Retail 101: Cargo Streetwear Boutique

Photography by Jayden Kennett

Two young entrepreneurs banded together to open up their container store “Cargo Streetwear Boutique.” Located on Shelby Street just south of the Raymond exit, it’s hard to miss the bright orange 40 foot container store. A combination of their own personal brands, niche and high end streetwear, makes this store extremely unique. 

Name: CP & Alex Olla 

Store Name: Cargo Streetwear Boutique 

Store Address: 2328 Shelby Street, Indianapolis IN 46203

Store Insta: @cargostreetwear

When did you open the store? 

We opened up originally as Frozen Tears in October, 2017. And then we did Cargo Streetwear popup with Startup 317. And then we opened the physical container store on November 8, 2019. 

Number of full time employees? 


What do you sell in your store? 

We have a wide range of products in terms of what we do here. We sell brands that are well known to the streetwear community. But then we carry a lot of other niche brands that are really in terms of educating people.

Do you have an online store as well? 

We don’t have a website because  the store is structured around our two brands. So we both have our own individual brands and we want to entice people to come into the store to buy the products that we have and then introduce them to our brand. So if we ever do move forward with a website, it’s essentially just going to be a landing page with information to get you here.

Previous jobs/ventures? 

CP: I’ve done everything, landscaping, I’ve done iron work. I used to build high rope courses… just about everything honestly. 

Alex: I’ve worked in restaurants, I’ve worked in logistics. I guess everything is set up for me to know how to run this type of thing. I’ve worked in retail the longest. 

Why did you decide to open the storefront? 

I’ve always wanted to open a clothing retail store that centered around streetwear. I was actually running around Indianapolis trying to get investors to give $100,000 to open a streetwear store. At that time it was hard. It was a harder concept to try to get people to understand that people will pay more money for dead stock stuff. A question that I kept getting was ‘People are going to pay you more money for used product?’ And they just couldn’t grasp the concept that there’s this “niche of hype”. I thought there was something really important for having that brick and mortar space… I think for small brands and niche brands it’s [brick and mortar space] is super important. 

List five skills/qualifications that you think are important to have before launching a store? 

Business accuracy, resilience, creativity, understanding your market and willpower. 

What’s the most effective marketing tool that you’ve been using recently? 

Instagram and Facebook. 

What’s more important when opening a storefront: Location, having a nice cash cushion or having a lot of retail experience? Why?

I have zero retail experience, I’ve never worked retail. So, that’s completely irrelevant. I guess it just depends on what you’re trying to do with your business and your business model.  Location obviously is super important in terms of tracking foot traffic. And if your business is something that you depend on those numbers, then yeah, I think location would be important. A cash cushion, that’s super subjective because  even if you had $100,000, I’m pretty sure we’d figure out how to spend it really quickly. Having cash, positive cash flow, within the businesses is probably more important. 

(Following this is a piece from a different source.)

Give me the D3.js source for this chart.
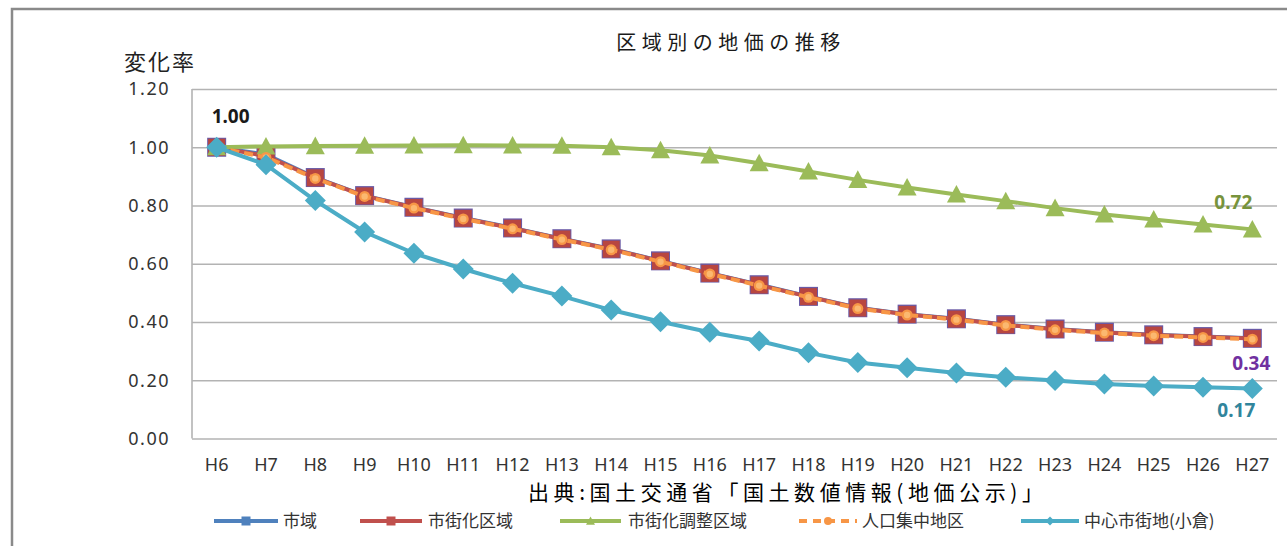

What do you think is most important when opening a storefront? 

Willpower. If you don’t have the ability to  just want to do it and do it even when it sucks, then you’ll never do it.

How do you decide which vendors/products/brands you want to carry in your store?

We shop a lot of brands that are things that we would buy ourselves. There’s a lot of nice stuff out there that, you don’t really know what it is. So when you see it, it’s like, alright, I really like this. I wouldn’t mind buying this or other people may like this as well.

Do you work with vendors on a consignment basis?

Nope. Instead of going to the vendors and say, ‘Hey, I really like these pieces, can I have this for sale or whatever?’  We’ll go to a store, we’ll say, ‘Hey, these are pieces that people where we are really like.’ So we don’t really have to go to those people because they’re already being sold at stores. So if they ever come to us and say, ‘Hey, well you guys are already selling our products, um, can you sell this?’ We can also dictate how we want to sell that.

What’s been the biggest challenge you’ve faced in running your business?

I think people that don’t know us already. That’s probably the hardest thing only because everyone feels like they’re in their own bubble and no one else can relate. A lot of times even telling people about this initially, they won’t really get into it until they get on our Instagram or maybe stop and talk to one. 

What advice would you give to anyone thinking of opening their own storefront? 

I would say figure out what the problem is and then become a problem solver. If you become a problem solver, anything that you want to do is is limitless.

Are there any online resources that you regularly visit to help you run your business better or keep up with the latest industry trends?

Instagram. I wouldn’t necessarily say anything that helps you run your business better, but there are  forums that will show you, ‘Hey this is how we’re running our business in the UK’ or ‘This is what we’re doing out in New York or LA.’ And then it kind of puts you in that same mind state so you know what your culture needs.